Pity the poor Groupon (GRPN) investor. Anyone who got caught up in the hype surrounding the IPO of the daily deals company just a little more than a year ago and held on to his shares is now sitting on a loss of more than 80 percent. A recent rally in the company’s stock price, amidst reports that Groupon’s board would meet to discuss replacing thirtysomething CEO Andrew Mason, may have helped psychologically but it only put a tiny dent in the losses that virtually every current shareholder has experienced owning the stock over the last 12 months.
That board meeting last week ended with directors deciding not to make any change in the company’s leadership, a decision that has already contributed to fresh declines in Groupon’s stock price. It ended the week at only $4.14 a share, down 84 percent from its closing peak above $26 from November 2011.
It’s not likely that the board views Mason’s leadership through the same rose-colored glasses that he himself donned. At a New York conference last week, the CEO said that, “if I ever thought I wasn’t the right guy for the job, I’d be the first person to fire myself.” (Reality check: How many people are quite that honest with themselves? And how many CEOs are ever that honest in evaluating their own tenure? That’s why boards of directors exist in the first place….) But some on the board have reportedly been looking for Mason to be "more aggressive and public" about the company's turnaround efforts, as Kara Swisher at AllThingsD reported.
It is hardly surprising that Mason’s leadership came up for discussion at the board level, and I would have given a lot to be a fly on the wall during the no doubt heated conversation that took place. After all, if you founded a company, took it public, invested in it over the four years of its existence and then watched its stock price flounder, you’re going to want to hold someone responsible for the stock’s disastrous performance.

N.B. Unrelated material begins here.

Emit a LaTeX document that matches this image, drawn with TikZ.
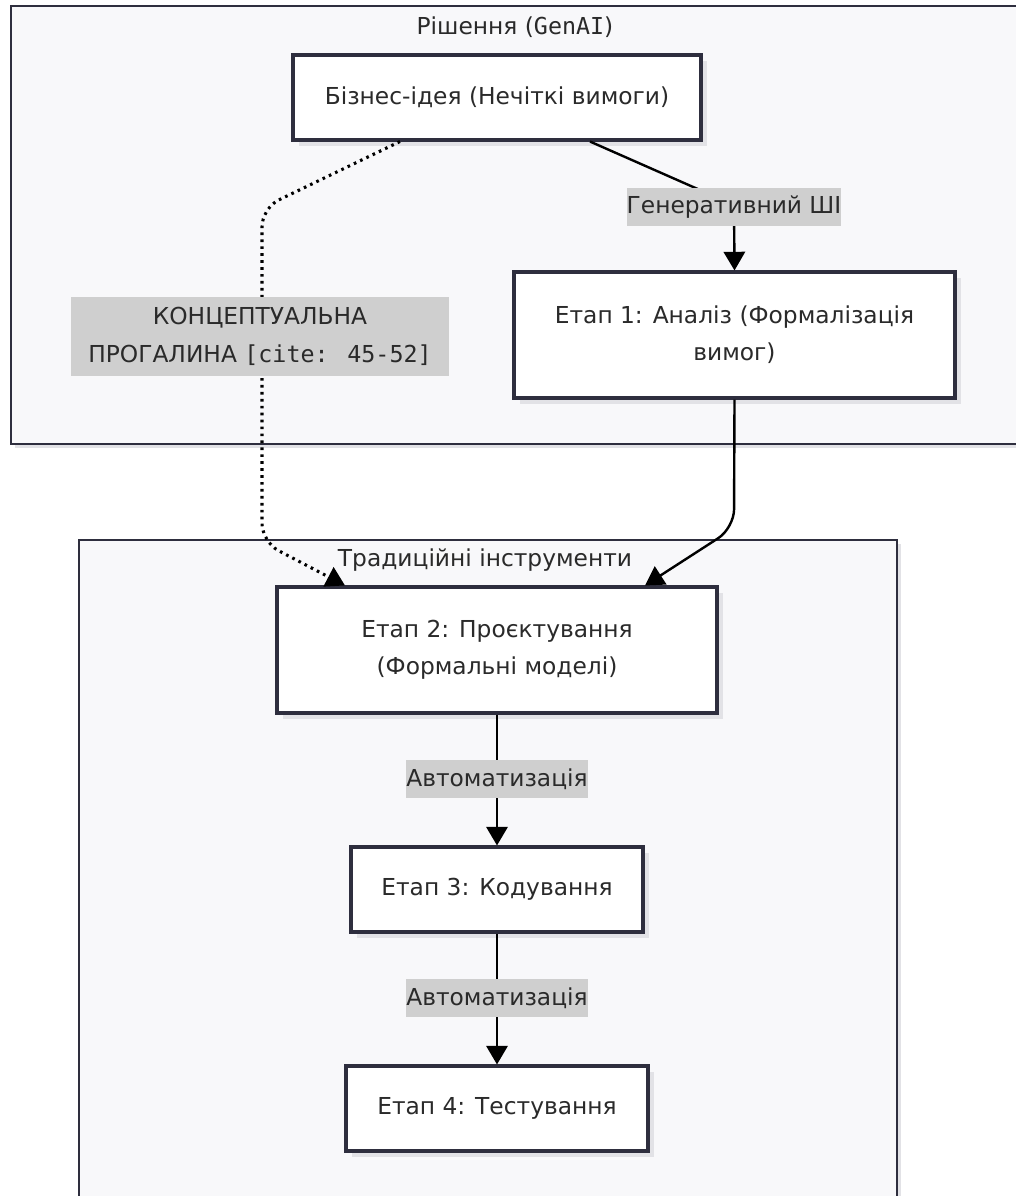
\documentclass[tikz,border=0pt]{standalone}
\usepackage{fontspec}
\setmainfont{DejaVu Sans}
\newfontfamily\monof{DejaVu Sans Mono}
\usetikzlibrary{arrows.meta,shadows,calc}
\definecolor{ink}{HTML}{2A2A2A}
\definecolor{edge}{HTML}{2E2E3E}
\definecolor{clusterfill}{HTML}{F8F8FA}
\definecolor{labelbg}{HTML}{CFCFCF}
\definecolor{shade}{HTML}{E2E2E6}
\begin{document}
\begin{tikzpicture}[x=0.75pt,y=-0.75pt,
  every node/.style={font=\fontsize{17.5}{28}\selectfont, text=ink},
  cluster/.style={draw=edge, line width=1.7pt, fill=clusterfill,
    drop shadow={shadow xshift=3pt, shadow yshift=-3pt, fill=shade, opacity=1}},
  stepbox/.style={draw=edge, line width=2.3pt, fill=white, align=center,
    inner sep=0pt,
    drop shadow={shadow xshift=4.5pt, shadow yshift=-4.5pt, fill=shade, opacity=1}},
  elabel/.style={fill=labelbg, inner sep=0pt, align=center},
  flow/.style={draw=black, line width=1.8pt, rounded corners=14pt,
    -{Triangle[length=14pt,width=16pt]}},
  gapflow/.style={flow, dash pattern=on 2pt off 3.2pt, line width=2.3pt},
]
\useasboundingbox (0,0) rectangle (1016,1196);
\clip (0,0) rectangle (1016,1196);
\fill[white] (0,0) rectangle (1016,1196);

% clusters
\draw[cluster] (11,6) rectangle (1040,444);
\draw[cluster] (79,540) rectangle (897,1240);
\node (t1) at (515,27) {Рішення ({\monof GenAI})};
\node (t2) at (485,560) {Традиційні інструменти};

% process steps
\node[stepbox, minimum width=408*0.75pt, minimum height=85*0.75pt] (idea) at (497,97.5)
  {Бізнес-ідея (Нечіткі вимоги)};
\node[stepbox, minimum width=441*0.75pt, minimum height=126*0.75pt] (s1) at (734.5,335)
  {Етап 1: Аналіз (Формалізація\\вимог)};
\node[stepbox, minimum width=440*0.75pt, minimum height=126*0.75pt] (s2) at (497,650)
  {Етап 2: Проєктування\\(Формальні моделі)};
\node[stepbox, minimum width=292*0.75pt, minimum height=85*0.75pt] (s3) at (497,889.5)
  {Етап 3: Кодування};
\node[stepbox, minimum width=302*0.75pt, minimum height=85*0.75pt] (s4) at (497,1108.5)
  {Етап 4: Тестування};

% connectors
\draw[gapflow] ($(idea.south)+(-97,0)$) -- (262,208) -- (262,542) -- ($(s2.north)+(-152,0)$);
\draw[flow] ($(idea.south)+(93,0)$) -- (734,205) -- (s1.north);
\draw[flow] (s1.south) -- (734,528) -- ($(s2.north)+(148,0)$);
\draw[flow] (s2.south) -- (s3.north);
\draw[flow] (s3.south) -- (s4.north);

% edge labels
\node[elabel, minimum width=378*0.75pt, minimum height=79*0.75pt] (gap) at (260,336.5)
  {КОНЦЕПТУАЛЬНА\\ПРОГАЛИНА {\monof[cite: 45-52]}};
\node[elabel, minimum width=210*0.75pt, minimum height=38*0.75pt] (gen) at (734,207)
  {Генеративний ШІ};
\node[elabel, minimum width=179*0.75pt, minimum height=38*0.75pt] (a1) at (497,779)
  {Автоматизація};
\node[elabel, minimum width=179*0.75pt, minimum height=38*0.75pt] (a2) at (497,998)
  {Автоматизація};
\end{tikzpicture}
\end{document}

But the problem here goes well beyond Mason’s performance in the CEO role and extends into areas that are completely beyond the ability of any board of directors to control. And some of these involve lessons that we all should have learned more than a decade ago, after the dotcom bubble burst.
Let’s start with Groupon’s rapid rise as a brand new company in a brand new industry. While it isn’t a dotcom that went from being launched to being a publicly traded startup company within a mere 18 months, as happened in the final stages of the dotcom frenzy, it simply went public prematurely.
When a baby is born prematurely, the infant is placed in an incubator and shielded from the harsh external environment, provided with round-the-clock nursing care and precisely the kind of nourishment needed to help him develop his vital organs. In contrast, a newly public company is shoved into the market and forced to compete for capital and the attention of investors. It’s a Machiavellian/Darwinian kind of world, and there’s no oversight or guidance from the investment bankers once the IPO has been completed.
The CEO isn’t the only person responsible for a premature IPO. Indeed, it’s the board that signs off on that decision, and on the terms of an IPO in general. And it’s the board that is responsible for ensuring that it has a reasonable long-term view of the company’s strategy and business environment.
To the extent that Groupon’s post-IPO woes were foreseeable, directors should have considered them when deciding to go public, and adjusted their plans accordingly. To the extent that they weren’t, such as the departure of some key executives, the board members need to ask themselves with ruthless honesty whether those can be attributed to Mason. Were personality conflicts or poor management responsible for those departures, or poor judgment on Mason’s part responsible for its accounting problems? Did he foresee the risks that lay ahead but fail to disclose them honestly to the board? If the answer to the above is “no,” then it’s hard to make a case that Mason alone is responsible for the company’s plunge in share price.
Part of the problem, indeed, lies with irrational expectations on the part of both the company and its shareholders. For whatever reason, the dotcom debacle has failed to convince investors that it’s not possible to make a quick killing from a new business model. Too many speculators still believe that it’s OK to invest in a newish business run by a 30-something CEO in hopes of doubling their money. When investment bankers take an IPO candidate like Groupon on the road, they are counting on that kind of irrational exuberance to drive demand for the stock, citing intangibles like investor enthusiasm in their pitches to institutional investors. Exactly the same phenomenon was at work in Facebook’s (FB) IPO faceplant.
Groupon may be a really bad investment, even at its recent lows. But Mason is not the only culprit. The responsibility is more collective in nature. It extends to the company’s directors, its investment bankers (who whipped up demand for the IPO, as they pursued the underwriting fees and the league table credit) and to investors who were willing to pay $20 a share for stock in a company involved in an industry with very little track record and virtually no competitive “moat.”
Because the daily deals business sounded so convincing, because it looked like a new new thing and not just a plain old coupon business, because we all wanted to find some kind of growth in a slow-growth stock market, many of us put our sober second thoughts to one side. Once again, we were willing to believe that pots of gold lie at the end of rainbows. And once again we learned that’s rarely if ever true.